This is part three in a series of posts exploring trends in attainment over time by month of birth. Other posts in the series can be found here.

The first two blogposts in this series showed that pupils’ attainment varies with their month of birth, with September-born pupils on average having higher attainment than those born in August, and with a steady change for the months in between.

Among the other findings were that:

  • gaps were widest for Foundation Stage Profile (FSP), and reduced as pupils became older (Key Stages 1 and 2);
  • for lower levels of attainment, the gap has been reducing over the past 10 years at both FSP and KS1;
  • for higher levels of attainment, gaps don’t seem to have reduced in the same way.

This blogpost looks more at the closing of the gap at FSP and, from this, arrives at some important conclusions for the use of different types of attainment indicators.

Types of indicators

To understand the closing of the gap at FSP we need to understand differences between:

  • threshold measures, i.e. the percentage of pupils attaining at, or above, a given level;
  • points-based measures, i.e. an average score attained by all pupils.

Of the two, threshold measures are a poor measure of changes in the attainment of all pupils because they focus only upon one group of pupils – those attaining just below the threshold.

Why is this important? As an illustration we can look at a threshold indicator we created in the second blogpost in this series, FSP2b. We defined this as the percentage of pupils with an FSP score of 76 or higher (pre-2013 – the period which we will focus on).

In 2011, 90% of September-born pupils reached this threshold; for August-born pupils the figure was 70%.

And in 2012, 91% of September-born pupils reached our FSP2b standard, while 73% of August-born did.

The gap between September- and August-born pupils therefore reduced by 2 percentage points (from 20% to 18%).

The table below looks at these pupils in more detail.

It shows the proportion of children who are considered to have attained our FSP2b standard, having achieved an FSP score of 76 or higher.

The next column shows the percentage of pupils who scored precisely 75 – i.e. one mark below the threshold we have set.

Meanwhile the final column shows how many children would have been considered to have achieved the FSP2b measure if all pupils had scored one mark more.

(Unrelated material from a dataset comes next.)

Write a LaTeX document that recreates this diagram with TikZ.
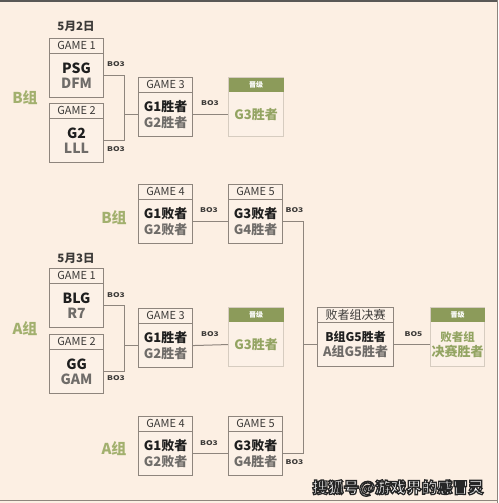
\documentclass[tikz,border=0pt]{standalone}
\usepackage{fontspec}
\setmainfont{Noto Sans CJK SC}
\definecolor{bgc}{HTML}{FCEFE3}
\definecolor{boxc}{HTML}{FCF1E7}
\definecolor{linec}{HTML}{8E857D}
\definecolor{hdrc}{HTML}{3C3A38}
\definecolor{tone}{HTML}{1E1E1E}
\definecolor{ttwo}{HTML}{6F6C69}
\definecolor{qgreen}{HTML}{8C9B5A}
\definecolor{qtext}{HTML}{93A462}
\definecolor{glab}{HTML}{A2B06E}
\definecolor{qborder}{HTML}{D6CCC0}
\tikzset{
  boxst/.style={draw=linec, line width=1.1pt, fill=boxc, minimum height=59pt, inner sep=0pt, anchor=north west},
  hline/.style={draw=linec, line width=0.9pt},
  hdrst/.style={font=\fontsize{11}{12}\selectfont, text=hdrc, inner sep=0pt},
  bodyst/.style={align=center, inner sep=0pt, font=\fontsize{13}{15.5}\selectfont\bfseries},
  qhdr/.style={font=\fontsize{7}{8}\selectfont\bfseries, text=white, inner sep=0pt},
  qbody/.style={align=center, inner sep=0pt, text=qtext, font=\fontsize{13}{15.5}\selectfont\bfseries},
  conn/.style={draw=linec, line width=1pt},
  bost/.style={font=\fontsize{6.5}{7}\selectfont\bfseries, text=hdrc, inner sep=0pt},
  grp/.style={font=\fontsize{15}{17}\selectfont\bfseries, text=glab, inner sep=0pt},
  datest/.style={font=\fontsize{11.5}{13}\selectfont\bfseries, text=hdrc, inner sep=0pt},
  wmk/.style={font=\fontsize{15.5}{17}\selectfont\bfseries, inner sep=0pt}
}
\newcommand{\gbox}[6]{%
  \node[boxst, minimum width=#4pt] (#1) at (#2,#3) {};
  \draw[hline] ([yshift=-15pt]#1.north west) -- ([yshift=-15pt]#1.north east);
  \node[hdrst] (#1h) at ([yshift=-7.5pt]#1.north) {#5};
  \node[bodyst] (#1b) at ([yshift=-7.5pt]#1.center) {#6};
  \coordinate (#1e) at ([yshift=-7.5pt]#1.east);
  \coordinate (#1w) at ([yshift=-7.5pt]#1.west);
}
\newcommand{\qbox}[5]{%
  \node[boxst, draw=qborder, minimum width=#4pt] (#1) at (#2,#3) {};
  \fill[qgreen] ([shift={(0.55pt,-0.55pt)}]#1.north west) rectangle ([shift={(-0.55pt,-15pt)}]#1.north east);
  \node[qhdr] (#1h) at ([yshift=-7.5pt]#1.north) {晋级};
  \node[qbody] (#1b) at ([yshift=-7.5pt]#1.center) {#5};
  \coordinate (#1w) at ([yshift=-7.5pt]#1.west);
}
\newcommand{\tm}[2]{\textcolor{tone}{#1}\\\textcolor{ttwo}{#2}}
\newcommand{\lat}[2]{\textcolor{tone}{\fontsize{14}{15.5}\selectfont #1}\\\textcolor{ttwo}{\fontsize{14}{15.5}\selectfont #2}}
\newcommand{\bolab}[1]{\scalebox{1.3}[1]{#1}}
\begin{document}
\begin{tikzpicture}[x=1pt,y=-1pt]
\fill[bgc] (0,0) rectangle (498,503);
\useasboundingbox (0,0) rectangle (498,503);
% frame
\draw[draw=hdrc!85, line width=1.6pt] (0,0.8) -- (498,0.8);
\draw[draw=linec, line width=1pt] (497.5,0) -- (497.5,503);
\draw[draw=linec, line width=1pt] (0,500.5) -- (498,500.5);

% ---- B group
\node[datest] (d1) at (76,26.5) {5月2日};
\node[grp] (lb1) at (25,98) {B组};
\gbox{bga}{49}{38}{54}{GAME 1}{\lat{PSG}{DFM}}
\gbox{bgb}{49}{103}{54}{GAME 2}{\lat{G2}{LLL}}
\gbox{bgc}{138}{77}{54}{GAME 3}{\tm{G1胜者}{G2胜者}}
\qbox{bq}{228}{77}{55}{G3胜者}
\node[grp] (lb2) at (114,218) {B组};
\gbox{bgd}{138}{184}{54}{GAME 4}{\tm{G1败者}{G2败者}}
\gbox{bge}{228}{184}{54}{GAME 5}{\tm{G3败者}{G4胜者}}

% ---- A group
\node[datest] (d2) at (76,258) {5月3日};
\node[grp] (la1) at (25,329) {A组};
\gbox{aga}{49}{268}{54}{GAME 1}{\lat{BLG}{R7}}
\gbox{agb}{49}{334}{54}{GAME 2}{\lat{GG}{GAM}}
\gbox{agc}{138}{308}{54}{GAME 3}{\tm{G1胜者}{G2胜者}}
\qbox{aq}{228}{307}{55}{G3胜者}
\node[grp] (la2) at (114,449) {A组};
\gbox{agd}{138}{416}{54}{GAME 4}{\tm{G1败者}{G2败者}}
\gbox{age}{228}{416}{54}{GAME 5}{\tm{G3败者}{G4胜者}}

% ---- final
\gbox{lf}{317}{307}{76}{\fontsize{12}{14}\selectfont 败者组决赛}{\fontsize{12}{15}\selectfont\tm{B组G5胜者}{A组G5胜者}}
\qbox{lq}{430}{307}{54}{\fontsize{11.5}{14.5}\selectfont 败者组\\决赛胜者}

% ---- connectors
\draw[conn] (bgae) -- ++(20,0) coordinate (bj) |- (bgbe);
\draw[conn] (bj |- bgcw) -- (bgcw);
\draw[conn] (bgce) -- (bqw);
\draw[conn] (bgde) -- (bgew);
\draw[conn] (agae) -- ++(20,0) coordinate (aj) |- (agbe);
\draw[conn] (aj |- agcw) -- (agcw);
\draw[conn] (agce) -- (aqw);
\draw[conn] (agde) -- (agew);
\draw[conn] (bgee) -- ++(20,0) coordinate (vj) |- (agee);
\draw[conn] (vj |- lfw) -- (lfw);
\draw[conn] (lfe) -- (lqw);

% ---- BO labels
\node[bost] (bo1) at (116,64.5) {\bolab{BO3}};
\node[bost] (bo2) at (116,149) {\bolab{BO3}};
\node[bost] (bo3) at (210,103) {\bolab{BO3}};
\node[bost] (bo4) at (209,210) {\bolab{BO3}};
\node[bost] (bo5) at (294.5,210) {\bolab{BO3}};
\node[bost] (bo6) at (116,295.5) {\bolab{BO3}};
\node[bost] (bo7) at (116,378.5) {\bolab{BO3}};
\node[bost] (bo8) at (210,334.5) {\bolab{BO3}};
\node[bost] (bo9) at (209,443.5) {\bolab{BO3}};
\node[bost] (bo10) at (294.5,462.5) {\bolab{BO3}};
\node[bost] (bo11) at (413.5,334.5) {\bolab{BO5}};

% ---- watermark (white text, dark outline via text render mode)
\node[wmk, text=white] (wm) at (398,488) {\special{pdf:literal direct 0.15 0.15 0.15 RG 1.3 w 2 Tr}搜狐号@游戏界的感冒灵\special{pdf:literal direct 0 Tr}};
\end{tikzpicture}
\end{document}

As is clear from the ‘gap’ row, an increase of one mark in the score of every pupil would reduce the gap from 20% to 19%.

That is, increasing the score for every single pupil by one actually reduces the September-August gap.

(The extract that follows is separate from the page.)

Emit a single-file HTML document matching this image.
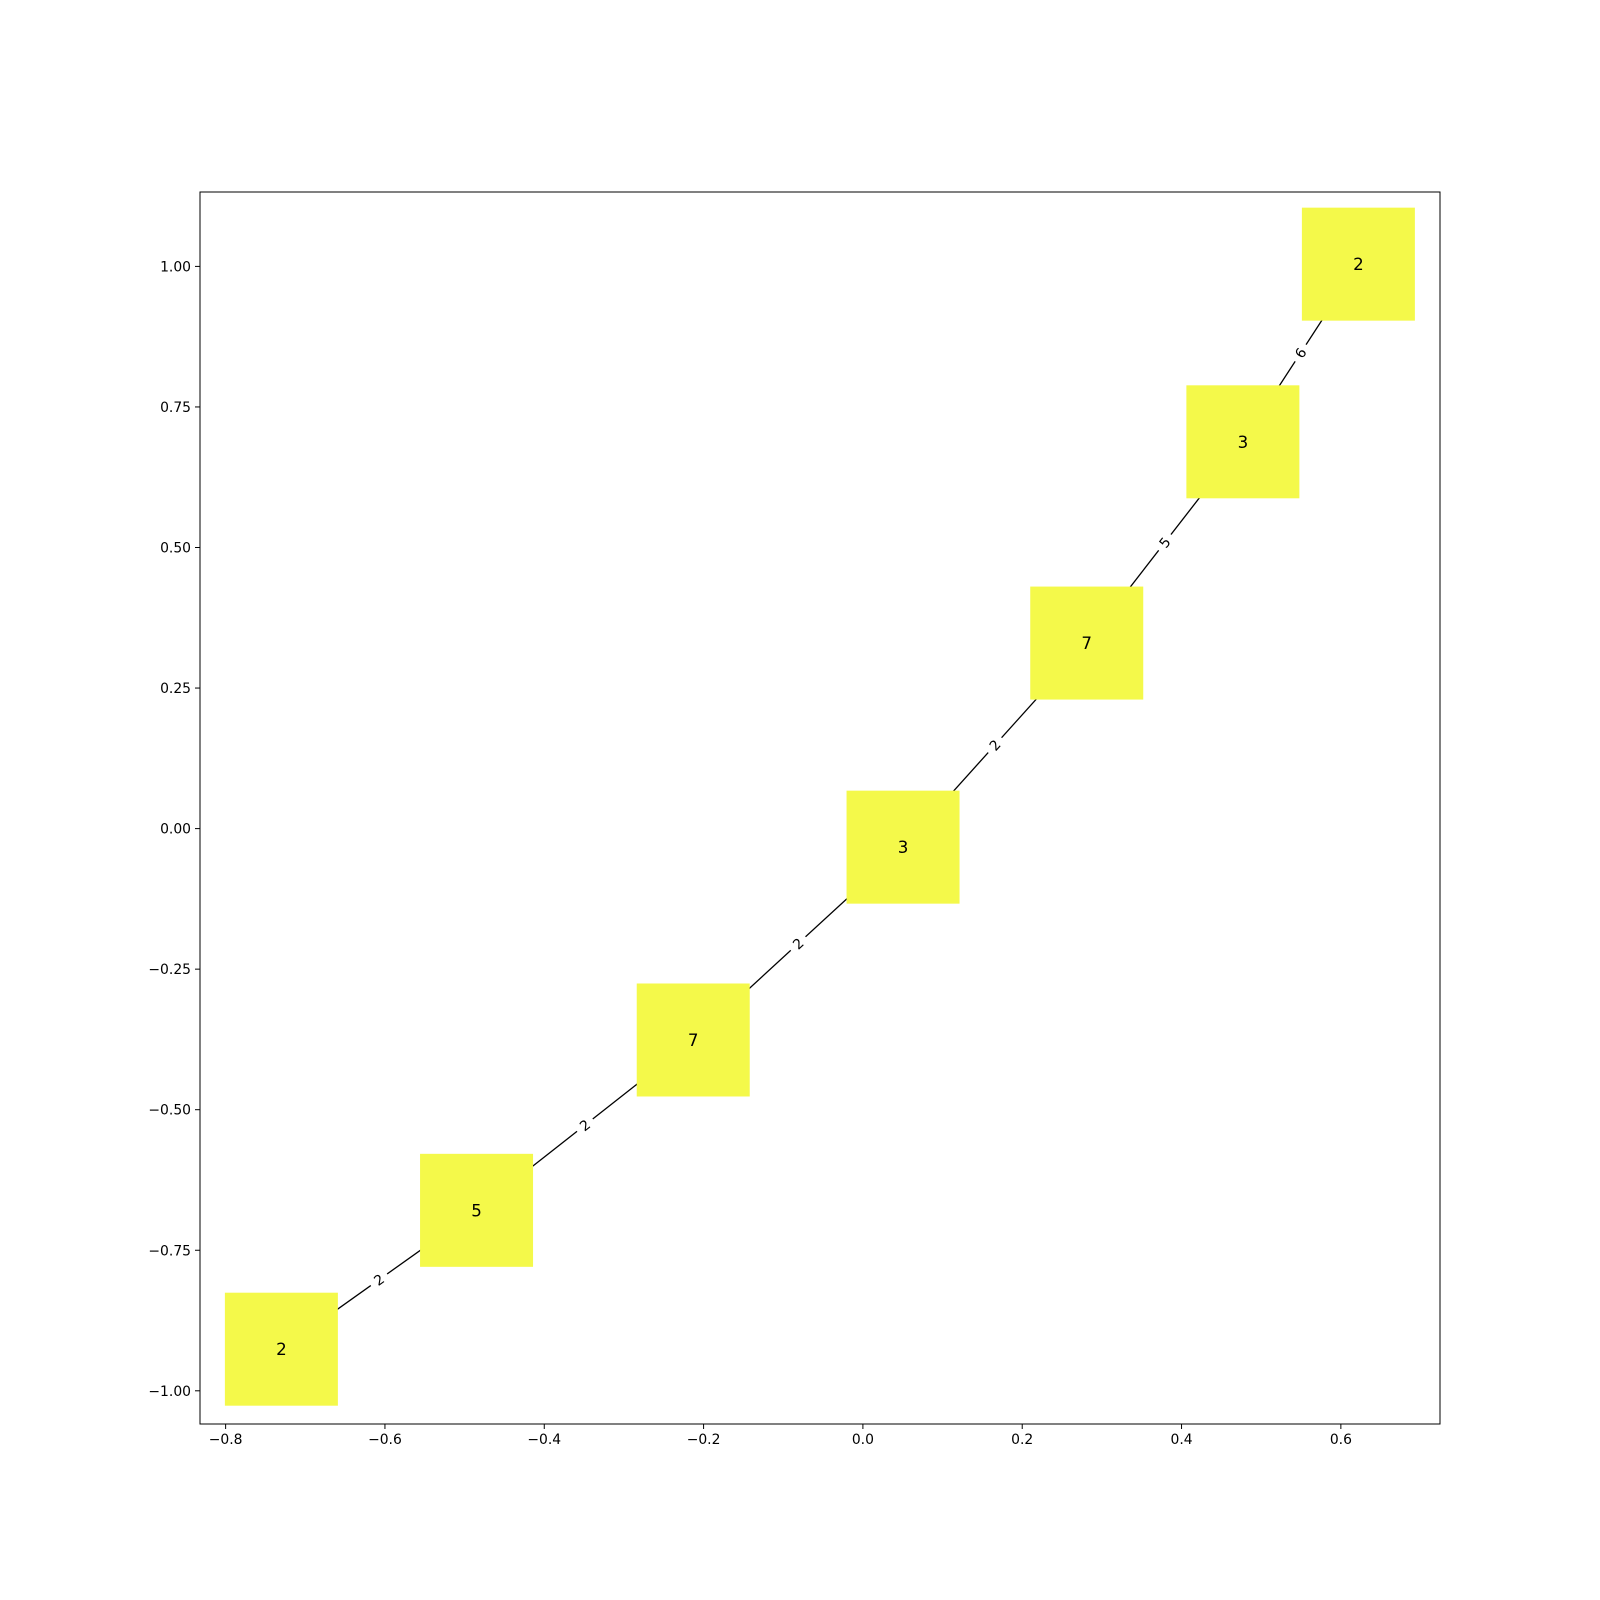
<!DOCTYPE html>
<html><head><meta charset="utf-8"><style>
html,body{margin:0;padding:0;background:#fff;}
svg{display:block;font-family:"DejaVu Sans","Liberation Sans",sans-serif;}
</style></head><body>
<svg id="chart" width="1600" height="1600" viewBox="0 0 1600 1600" xmlns="http://www.w3.org/2000/svg"></svg>
<script>
const nodeX = [-0.730, -0.485, -0.213, 0.0504, 0.281, 0.477, 0.622];
const nodeY = [-0.926, -0.679, -0.376, -0.033, 0.330, 0.688, 1.004];
const nodeLabels = ["2", "5", "7", "3", "7", "3", "2"];
const edgeFrom = [0, 1, 2, 3, 4, 5];
const edgeTo = [1, 2, 3, 4, 5, 6];
const edgeLabels = ["2", "2", "2", "2", "5", "6"];
const xTicks = [-0.8, -0.6, -0.4, -0.2, 0.0, 0.2, 0.4, 0.6];
const xTickLabels = ["\u22120.8", "\u22120.6", "\u22120.4", "\u22120.2", "0.0", "0.2", "0.4", "0.6"];
const yTicks = [-1.0, -0.75, -0.5, -0.25, 0.0, 0.25, 0.5, 0.75, 1.0];
const yTickLabels = ["\u22121.00", "\u22120.75", "\u22120.50", "\u22120.25", "0.00", "0.25", "0.50", "0.75", "1.00"];

const NS = "http://www.w3.org/2000/svg";
const svg = document.getElementById("chart");
const L = 200, R = 1440, T = 192, B = 1424;
const xScale = v => 862.9 + v * 796.6;
const yScale = v => 828.6 - v * 562.2;
function mk(tag, attrs, parent) {
  const e = document.createElementNS(NS, tag);
  for (const k in attrs) e.setAttribute(k, attrs[k]);
  (parent || svg).appendChild(e);
  return e;
}
edgeFrom.forEach((f, i) => {
  const t = edgeTo[i];
  const x1 = xScale(nodeX[f]), y1 = yScale(nodeY[f]), x2 = xScale(nodeX[t]), y2 = yScale(nodeY[t]);
  const ln = mk("line", {x1, y1, x2, y2, stroke: "#000", "stroke-width": 1.3});
  
  
});
nodeX.forEach((v, i) => {
  const cx = xScale(v), cy = yScale(nodeY[i]);
  const r = mk("rect", {x: cx - 56.5, y: cy - 56.5, width: 113, height: 113, fill: "#f4f94a"});
  
  
  const tx = mk("text", {x: cx, y: cy + 6, "text-anchor": "middle", "font-size": 16.7});
  
  
  tx.textContent = nodeLabels[i];
});
edgeFrom.forEach((f, i) => {
  const t = edgeTo[i];
  const x1 = xScale(nodeX[f]), y1 = yScale(nodeY[f]), x2 = xScale(nodeX[t]), y2 = yScale(nodeY[t]);
  const mx = (x1 + x2) / 2, my = (y1 + y2) / 2;
  const ang = Math.atan2(y2 - y1, x2 - x1) * 180 / Math.PI;
  const g = mk("g", {transform: `translate(${mx},${my}) rotate(${ang})`});
  
  
  mk("rect", {x: -10, y: -9, width: 20, height: 18, fill: "#fff"}, g);
  const tx = mk("text", {x: 0, y: 5, "text-anchor": "middle", "font-size": 13.9}, g);
  tx.textContent = edgeLabels[i];
});
const fr = mk("rect", {x: L, y: T, width: R - L, height: B - T, fill: "none", stroke: "#000", "stroke-width": 1});


xTicks.forEach((v, i) => {
  const x = xScale(v);
  const tk = mk("line", {x1: x, y1: B, x2: x, y2: B + 5, stroke: "#000", "stroke-width": 1});
  
  
  const tx = mk("text", {x, y: B + 20, "text-anchor": "middle", "font-size": 13.9});
  
  
  tx.textContent = xTickLabels[i];
});
yTicks.forEach((v, i) => {
  const y = yScale(v);
  const tk = mk("line", {x1: L - 5, y1: y, x2: L, y2: y, stroke: "#000", "stroke-width": 1});
  
  
  const tx = mk("text", {x: L - 9, y: y + 5, "text-anchor": "end", "font-size": 13.9});
  
  
  tx.textContent = yTickLabels[i];
});
</script>
</body></html>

How can this be, when we have increased the score for all pupils by the same amount? It is because of where different groups of pupils are on the overall distribution of marks.

There are more August-born pupils (30.1%) below the threshold than there are September-born pupils (10.0%), and, critically, 1.8% of August-born pupils are one mark below the threshold, compared to 0.8% for September-born pupils. So, increasing the score for all pupils by one moves more August-born pupils over the threshold.

Observing this in the real world

The average score for all pupils at FSP increased from 87.5 in 2011 to 88.5 in 2012 – in increase of one point.

So why did the September-August gap actually close by 2 percentage points?

This happened because the increase in average score was not spread evenly – the average score for August-born pupils increased by slightly more than for September-born pupils. The chart below shows the average increase seen for each birth month.

Such a pattern of increases – rather than a flat one point increase for all children – does indeed lead to a decrease of 2 percentage points in the September-August gap for FSP2b that we observed.

What can we conclude from this?

So, what conclusions can we draw?

The first is a positive one, and is that the narrowing of the month-of-birth gap observed at FSP is not entirely explained away by there being more summer-born pupils just below the threshold level to begin with.

Our analysis would suggest that about 50% of the reduction in the age gap has been caused by improvement in the underlying score, and points-based indicators such as average total FSP score seems to bear the fact that there has been a real change in the relative attainment of autumn- and summer-born children out.

The remaining 50% of the reduction in the age gap is simply a consequence of there being more summer-born pupils below the threshold level.

But given that targets for FSP have focused heavily on the percentage of pupils reaching a good level of development we should not be surprised to find that there has been more improvement for pupils below the threshold.

Will the improvements at FSP and KS1 feed through into later Key Stages? We will need to wait for a few years to find out.

The second, much broader, and potentially more important conclusion, is that comparisons of the performance of groups of pupils can give inaccurate conclusions if we look only at threshold indicators.

As we have seen, an increase in each pupils’ score by the same amount can lead to a reduction in month-of-birth gaps when we are looking at threshold measures – even though there would have been no change in the gap seen in points-based measures.

This conclusion has implications for any analysis – not just of Foundation Stage Profile data, and not just when analysis is done by month of birth. It could affect, for example, analysis of different groups of pupils reaching the expected level at Key Stage 2, or achieving grade C or higher at Key Stage 4.

Threshold indicators and targets can focus attention upon pupils just below the threshold – but they are, on their own, a poor tool for detailed self-evaluation. A subject for further investigation, perhaps?